Francis Bennett, Jr. (1837-1929) was only between the ages of 15 and 16 when he kept this diary between January 10, 1852, and December 31, 1854, but he was already hard at work for Charles Fox Hovey and Company, a dry goods merchants on Summer Street in Boston, Massachusetts, a job he started in August 1854.
The diary is sparse for 1852 and 1853, and Francis mostly mentions games that he and his friends played, steamboat rides to islands off of Massachusetts, visits with relatives, picnics, parties, church services, and his father's departure for Calcutta on board the "Montpelier." Bennett also attended lectures given by American transcendentalist Theodore Parker (1810-1860), abolitionist Wendell Phillips (1811-1884), and writer Ralph Waldo Emerson (1803-1882).
During 1854, Bennett provided daily accounts of his activities, including visiting with friends, taking sleigh rides, and attending balls, lectures, book auctions, temperance meetings, town meetings, parades, and circuses.
But not all was fun and games for Bennett. In May 1854, he commented on the freedom seeker Anthony Burns’s (1834-1862) case. Anthony Burns was born into slavery in Virginia and escaped his enslavers in February 1854 by taking a boat to Boston. His location was discovered, and he was arrested under the Fugitive Slave act on May 24, 1854. Anti-slavery protests erupted throughout Boston, and an abolitionist killed a federal marshal, but Burns was re-enslaved in June. After the Burns case, Massachusetts passed strict laws that made it nearly impossible to return another freedom seeker to slavery. Northern abolitionists purchased Burns’s freedom in 1855.
Bennett wrote:
June 2 Friday. Pleasant. To day Mr. Stevens went to Boston. A fugitive slave which was arrested about a week ago in Boston was remanded to the custody of his owner to day and carried off with some difficulty. Three or four companies of United States Armies, the Boston police and all the Boston military companies escorted the poor unfortunate fugitive (Anthony Burns) on board the Revenue Cutter Morris (a damnable disgrace to her) and he was carried back to bondage. The streets of Boston were dressed in mourning and the infuriated populace hissed and groaned at the slave catching kidnapping commissioners. I did not get out of the store till nearly 9 o’clock. Carried a bundle down to the head of the harbor and then came home and retired.
Suggested Classroom Questions and Activities
Ask students to research the Fugitive Slave Act and write a short essay detailing the act and the role the Underground Railroad played in resisting the act. Use Bennett’s June 2, 1854, entry about Burns to incorporate first-hand accounts of what happened in Boston after the capture of Burns.

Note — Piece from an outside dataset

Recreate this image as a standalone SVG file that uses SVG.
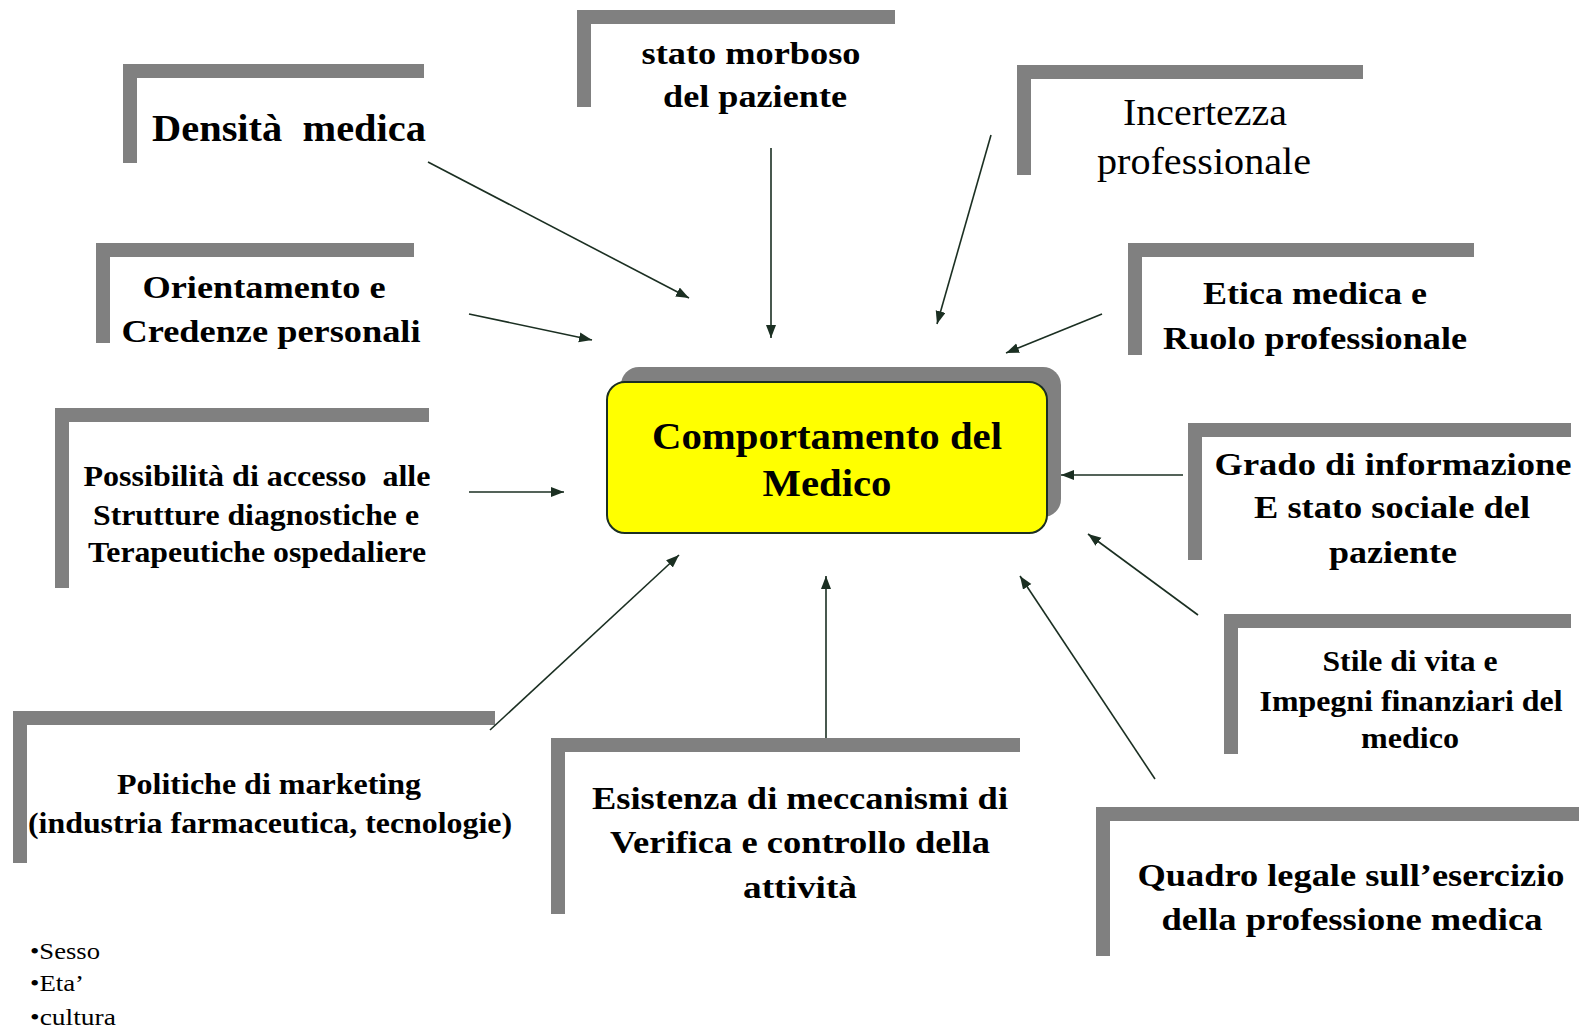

[Massachusetts History and Social Science Framework MA5.T5.1. Research primary sources such as antebellum newspapers, slave narratives, accounts of slave auctions, and the Fugitive Slave Act, to analyze one of the following aspects of slave life and resistance (e.g., the Stono Rebellion of 1739, the Haitian Revolution of 1791–1804, the rebellion of Denmark Vesey of 1822, the rebellion of Nat Turner in 1831; the role of the Underground Railroad; the development of ideas of racial superiority; the African American Colonization Society movement to deport and resettle freed African Americans in a colony in West Africa).
Again using Bennett’s first-hand account of reactions to Burns’s capture and return to slavery, analyze the Burns case by comparing Bennett’s account to an image produced in Boston in 1855 (available via the AAS catalog record). What are the authors of the print trying to say about Burns? How does their perspective compare with Bennett’s? Can you find any newspaper accounts from the same period to get a sense of what details were emphasized in a newspaper article?
[Common Core State Standards Initiative (CCSS.ELA-LITERACY) RST 9.7 Analyze various accounts of a subject told in different mediums (e.g., a person’s life story in both print and multimedia), determining which details are emphasized in each account.]
Audio
Listen to Francis' account of Anthony Burn's arrest as he recorded in his diary for June 2, 1854.
Transcript of recording:
Francis Bennett, Jr. , age sixteen. May 1854.
"June 2 Friday. Pleasant. To day Mr. Stevens went to Boston. A fugitive slave which was arrested about a week ago in Boston was remanded to the custody of his owner to day and carried off with some difficulty. Three or four companies of United States Armies, the Boston police and all the Boston military companies escorted the poor unfortunate fugitive (Anthony Burns) on board the Revenue Cutter Morris (a damnable disgrace to her) and he was carried back to bondage. The streets of Boston were dressed in mourning and the infuriated populace hissed and groaned at the slave catching kidnapping commissioners. I did not get out of the store till nearly 9 o’clock."